• _TO DO_: Pictures excluded, return the lines below from the first through the line holding "plt.rcParams['font.family'] = ['Liberation".

Part of a data file
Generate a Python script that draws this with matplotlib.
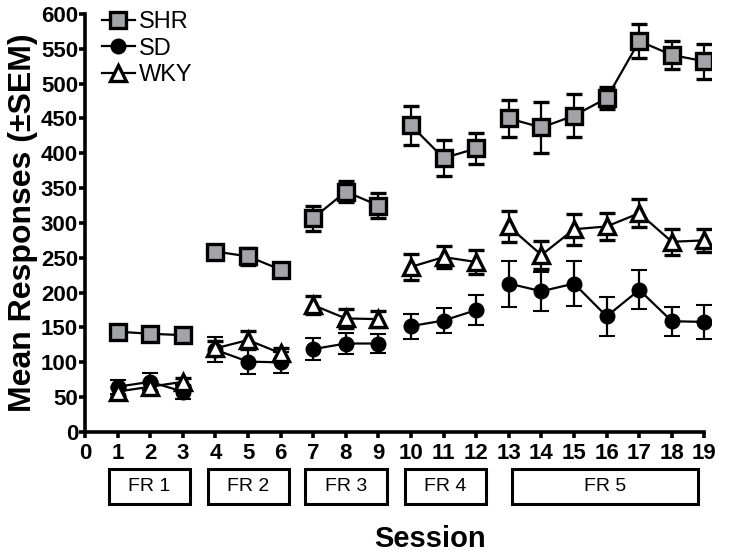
import matplotlib
matplotlib.use("Agg")
import matplotlib.pyplot as plt
from matplotlib.patches import Rectangle
from matplotlib.lines import Line2D

plt.rcParams['font.family'] = ['Liberation Sans', 'DejaVu Sans']

sessions = list(range(1, 20))
shr = [144, 141, 139, 259, 252, 233, 307, 345, 325, 440, 393, 407, 450, 437, 454, 479, 561, 541, 532]
shr_sem = [6, 5, 5, 8, 12, 10, 18, 15, 18, 28, 26, 22, 27, 36, 31, 16, 25, 20, 25]
sd = [65, 72, 58, 118, 101, 100, 119, 127, 127, 152, 160, 175, 213, 202, 213, 166, 204, 159, 158]
sd_sem = [10, 12, 10, 18, 18, 15, 16, 15, 14, 18, 18, 21, 33, 28, 32, 28, 28, 21, 24]
wky = [58, 65, 72, 120, 132, 113, 182, 163, 162, 237, 251, 244, 295, 254, 291, 295, 314, 273, 275]
wky_sem = [6, 7, 6, 10, 13, 8, 13, 14, 12, 19, 16, 17, 22, 20, 22, 20, 20, 19, 16]

phases = ["FR 1", "FR 2", "FR 3", "FR 4", "FR 5"]
phase_sessions = [(1, 3), (4, 6), (7, 9), (10, 12), (13, 19)]
box_spans = [(0.73, 3.22), (3.76, 6.25), (6.76, 9.25), (9.8, 12.3), (13.1, 18.8)]

fig = plt.figure(figsize=(7.29, 5.56), dpi=100)
ax = fig.add_axes([0.1166, 0.223, 0.8587, 0.752])

styles = {
    "SHR": dict(marker="s", ms=11, mfc="#a3a3aa", mec="black", mew=2.4, zorder=4),
    "SD": dict(marker="o", ms=10, mfc="black", mec="black", mew=1.5, zorder=3),
    "WKY": dict(marker="^", ms=12, mfc="white", mec="black", mew=2.4, zorder=3),
}
groups = [("SHR", shr, shr_sem), ("SD", sd, sd_sem), ("WKY", wky, wky_sem)]

# one line per FR block, blocks are not joined
for name, vals, sem in groups:
    st = styles[name]
    for a, b in phase_sessions:
        xs = sessions[a - 1:b]
        ys = vals[a - 1:b]
        es = sem[a - 1:b]
        ax.errorbar(xs, ys, yerr=es, color="black", lw=1.6, elinewidth=1.6,
                    capsize=5.5, capthick=1.8, **st)

ax.set_xlim(0, 19.2)
ax.set_ylim(0, 600)
ax.spines["top"].set_visible(False)
ax.spines["right"].set_visible(False)
ax.spines["left"].set_linewidth(2.6)
ax.spines["bottom"].set_linewidth(2.6)
ax.spines["bottom"].set_bounds(0, 19)
ax.set_xticks(range(0, 20))
ax.set_yticks(range(0, 601, 50))
ax.tick_params(direction="out", length=4, width=2.6, labelsize=16)
for lab in ax.get_xticklabels() + ax.get_yticklabels():
    lab.set_fontweight("bold")
ax.tick_params(axis="y", pad=1)
ax.tick_params(axis="x", pad=4)

ax.set_ylabel("Mean Responses (\u00b1SEM)", fontsize=23, fontweight="bold", labelpad=2)

for name, (x0, x1) in zip(phases, box_spans):
    r = Rectangle((x0, -103), x1 - x0, 50, fill=False, lw=2.2, ec="black", clip_on=False)
    ax.add_patch(r)
    ax.text((x0 + x1) / 2, -78, name, ha="center", va="center", fontsize=14, clip_on=False)

fig.text(0.59, 0.006, "Session", ha="center", va="bottom", fontsize=21, fontweight="bold")

handles = [Line2D([], [], color="black", lw=1.6, **styles[n]) for n, _, _ in groups]
ax.legend(handles, [n for n, _, _ in groups], loc="upper left", bbox_to_anchor=(0.012, 1.03),
          frameon=False, fontsize=17, handlelength=1.4, handletextpad=0.15,
          labelspacing=0.2, borderaxespad=0)

fig.savefig("out.png", dpi=100)
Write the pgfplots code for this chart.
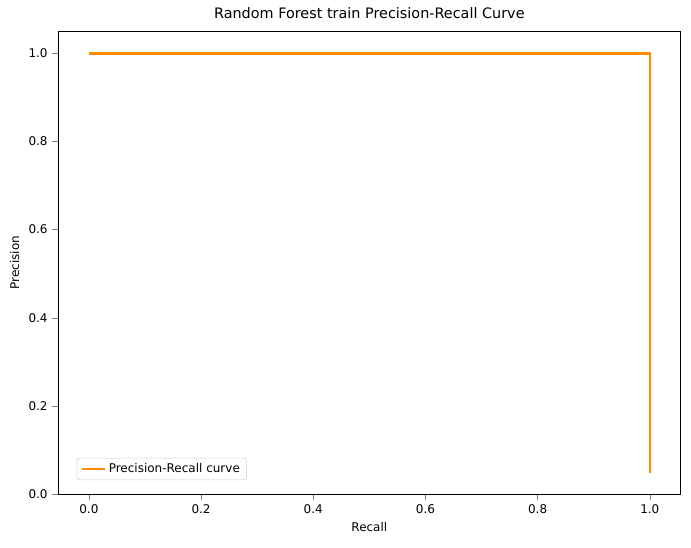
\documentclass[border=0pt]{standalone}
\usepackage{pgfplots}
\pgfplotsset{compat=1.18}
\usepackage{fontspec}
\setmainfont{DejaVu Sans}
\begin{document}
\begin{tikzpicture}
\useasboundingbox (-43.5pt,-39.75pt) rectangle (474.75pt,370.5pt);
\begin{axis}[at={(0,0)},anchor=south west,
 scale only axis, width=467pt, height=347pt,
 xmin=-0.055, xmax=1.055, ymin=0, ymax=1.05,
 xtick={0,0.2,0.4,0.6,0.8,1}, ytick={0,0.2,0.4,0.6,0.8,1},
 xticklabel style={/pgf/number format/.cd,fixed,fixed zerofill,precision=1},
 yticklabel style={/pgf/number format/.cd,fixed,fixed zerofill,precision=1},
 /pgf/number format/assume math mode=true,
 tick label style={font=\fontsize{9}{10}\selectfont},
 label style={font=\fontsize{9}{10}\selectfont},
 tick align=outside, tick pos=left,
 xlabel={Recall}, ylabel={Precision},
 title={Random Forest train Precision-Recall Curve},
 title style={font=\fontsize{10.8}{12}\selectfont},
 legend pos=south west,
 legend style={font=\fontsize{9}{10}\selectfont, draw=black!20, rounded corners=2pt},
 legend cell align=left]
\addplot[color={rgb,255:red,255;green,140;blue,0}, line width=1.8pt] coordinates {(0,1) (1,1) (1,0.048)};
\addlegendentry{Precision-Recall curve}
\end{axis}
\end{tikzpicture}
\end{document}
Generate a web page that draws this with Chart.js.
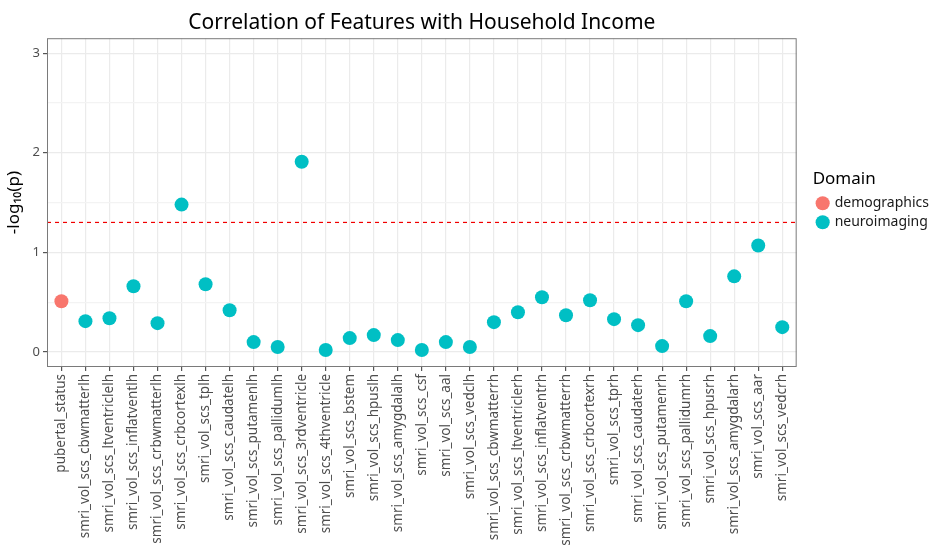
<!DOCTYPE html>
<html>
<head>
<meta charset="utf-8">
<script src="https://cdn.jsdelivr.net/npm/chart.js@4"></script>
<style>
  body { margin: 0; background: #fff; }
  #wrap { width: 933px; height: 548px; position: relative; }
</style>
</head>
<body>
<div id="wrap"><canvas id="grafico"></canvas></div>
<script>
// datos del grafico
const features = [
    "pubertal_status",
    "smri_vol_scs_cbwmatterlh",
    "smri_vol_scs_ltventriclelh",
    "smri_vol_scs_inflatventlh",
    "smri_vol_scs_crbwmatterlh",
    "smri_vol_scs_crbcortexlh",
    "smri_vol_scs_tplh",
    "smri_vol_scs_caudatelh",
    "smri_vol_scs_putamenlh",
    "smri_vol_scs_pallidumlh",
    "smri_vol_scs_3rdventricle",
    "smri_vol_scs_4thventricle",
    "smri_vol_scs_bstem",
    "smri_vol_scs_hpuslh",
    "smri_vol_scs_amygdalalh",
    "smri_vol_scs_csf",
    "smri_vol_scs_aal",
    "smri_vol_scs_vedclh",
    "smri_vol_scs_cbwmatterrh",
    "smri_vol_scs_ltventriclerh",
    "smri_vol_scs_inflatventrh",
    "smri_vol_scs_crbwmatterrh",
    "smri_vol_scs_crbcortexrh",
    "smri_vol_scs_tprh",
    "smri_vol_scs_caudaterh",
    "smri_vol_scs_putamenrh",
    "smri_vol_scs_pallidumrh",
    "smri_vol_scs_hpusrh",
    "smri_vol_scs_amygdalarh",
    "smri_vol_scs_aar",
    "smri_vol_scs_vedcrh"
];

const logP = [
    0.51, 0.31, 0.34, 0.66, 0.29, 1.48, 0.68, 0.42, 0.10, 0.05,
    1.91, 0.02, 0.14, 0.17, 0.12, 0.02, 0.10, 0.05, 0.30, 0.40,
    0.55, 0.37, 0.52, 0.33, 0.27, 0.06, 0.51, 0.16, 0.76, 1.07,
    0.25
];

const domain = ["demographics"].concat(Array(30).fill("neuroimaging"));

const domains = ["demographics", "neuroimaging"];
const colores = ["#F8766D", "#00BFC4"];
const umbral = 1.301; // -log10(0.05)

const fuente = "'Noto Sans', 'Open Sans', sans-serif";

// un dataset por dominio
let datasets = domains.map((d, k) => ({
    type: 'scatter',
    label: d,
    data: features.map((f, i) => ({ x: i, y: logP[i], d: domain[i] })).filter(p => p.d === d),
    backgroundColor: colores[k],
    borderColor: colores[k],
    pointBackgroundColor: colores[k],
    pointBorderWidth: 0,
    pointRadius: 7,
    pointHoverRadius: 7,
    pointHoverBorderWidth: 0
}));

// linea de umbral
datasets.push({
    type: 'line',
    label: 'umbral',
    data: [{ x: -0.6, y: umbral }, { x: features.length - 0.4, y: umbral }],
    borderColor: '#F00000',
    borderWidth: 1.2,
    borderDash: [4, 4],
    pointRadius: 0,
    fill: false
});

// borde del panel
const bordePanel = {
    id: 'bordePanel',
    afterDraw(chart) {
        const a = chart.chartArea;
        const c = chart.ctx;
        c.save();
        c.strokeStyle = '#7a7a7a';
        c.lineWidth = 1;
        c.strokeRect(a.left + 0.5, a.top + 0.5, a.right - a.left - 1, a.bottom - a.top - 1);
        c.restore();
    }
};

// separa la leyenda del panel
const moverLeyenda = {
    id: 'moverLeyenda',
    afterLayout(chart) {
        const lg = chart.legend;
        lg.left += 16;
        lg.right += 16;
    }
};

const ctx = document.getElementById('grafico').getContext('2d');

new Chart(ctx, {
    data: { datasets },
    options: {
        responsive: true,
        maintainAspectRatio: false,
        animation: false,
        layout: { padding: { top: 2, right: 10, left: 4 } },
        scales: {
            x: {
                type: 'linear',
                min: -0.6,
                max: features.length - 0.4,
                afterBuildTicks: s => { s.ticks = features.map((f, i) => ({ value: i })); },
                afterFit: s => { s.height = 181; },
                ticks: {
                    autoSkip: false,
                    maxRotation: 90,
                    minRotation: 90,
                    padding: 3,
                    color: '#4D4D4D',
                    font: { family: fuente, size: 13.5 },
                    callback: v => features[v]
                },
                grid: { color: '#EBEBEB', tickColor: '#555', tickLength: 4, lineWidth: 1.2 },
                border: { display: false }
            },
            y: {
                min: -0.15,
                max: 3.15,
                afterBuildTicks: s => {
                    s.ticks = [0, 0.5, 1, 1.5, 2, 2.5, 3].map(v => ({ value: v }));
                },
                afterFit: s => { s.width = 43; },
                ticks: {
                    color: '#4D4D4D',
                    padding: 3,
                    font: { family: fuente, size: 13 },
                    callback: v => Number.isInteger(v) ? String(v) : ''
                },
                title: {
                    display: true,
                    text: '-log\u2081\u2080(p)',
                    color: '#000',
                    padding: 0,
                    font: { family: fuente, size: 17 }
                },
                grid: {
                    color: c => Number.isInteger(c.tick.value) ? '#EBEBEB' : '#F3F3F3',
                    tickColor: c => Number.isInteger(c.tick.value) ? '#555' : 'rgba(0,0,0,0)',
                    tickLength: 4,
                    lineWidth: 1.2
                },
                border: { display: false }
            }
        },
        plugins: {
            title: {
                display: true,
                fullSize: false,
                text: 'Correlation of Features with Household Income',
                color: '#000',
                font: { family: fuente, size: 21, weight: 'normal' },
                padding: { top: 8, bottom: 3 }
            },
            legend: {
                position: 'right',
                align: 'center',
                fullSize: false,
                title: {
                    display: true,
                    position: 'start',
                    text: 'Domain',
                    color: '#000',
                    font: { family: fuente, size: 17 },
                    padding: { top: 0, bottom: 0 }
                },
                labels: {
                    usePointStyle: true,
                    pointStyle: 'circle',
                    boxWidth: 10,
                    boxHeight: 10,
                    color: '#1a1a1a',
                    padding: 5,
                    font: { family: fuente, size: 14 },
                    filter: item => item.text !== 'umbral'
                }
            },
            tooltip: { enabled: false }
        }
    },
    plugins: [bordePanel, moverLeyenda]
});
</script>
</body>
</html>
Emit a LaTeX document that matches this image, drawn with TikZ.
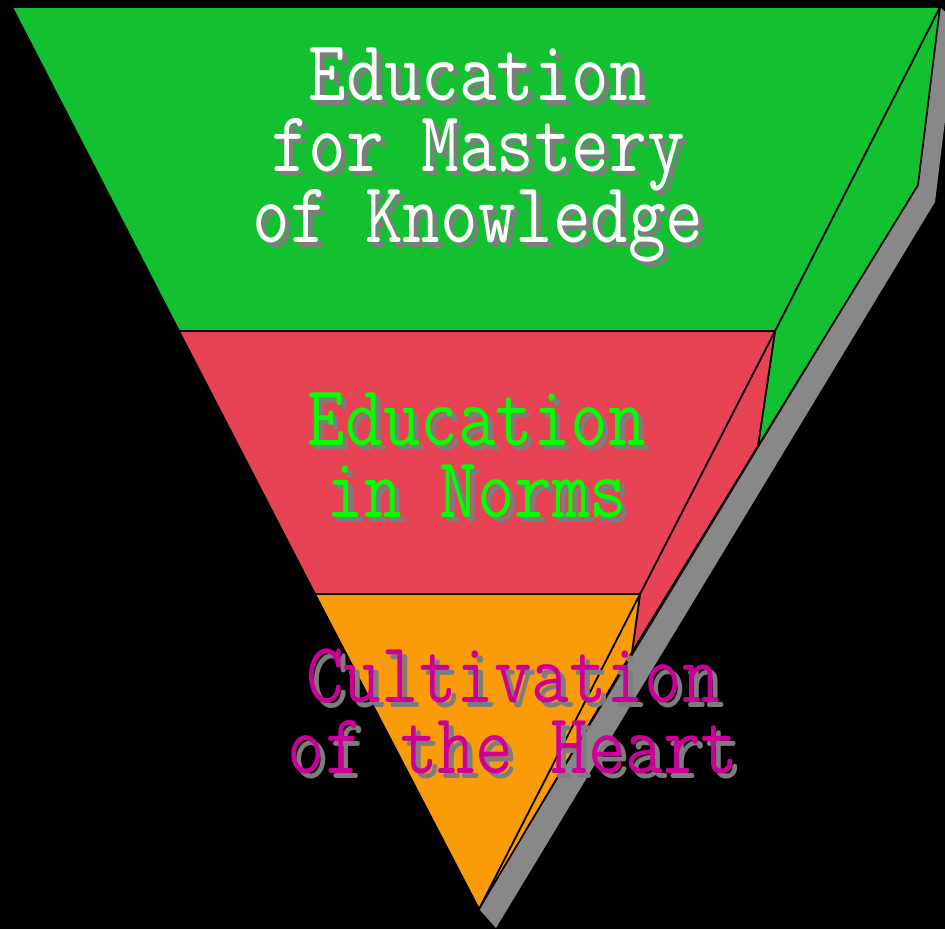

• _OUTPUT FOR THIS TASK_:
Generate a Python script that draws this with matplotlib.
import matplotlib
matplotlib.use("Agg")
import matplotlib.pyplot as plt
from matplotlib.patches import Rectangle
from matplotlib.lines import Line2D

plt.rcParams['font.family'] = ['Liberation Sans', 'DejaVu Sans']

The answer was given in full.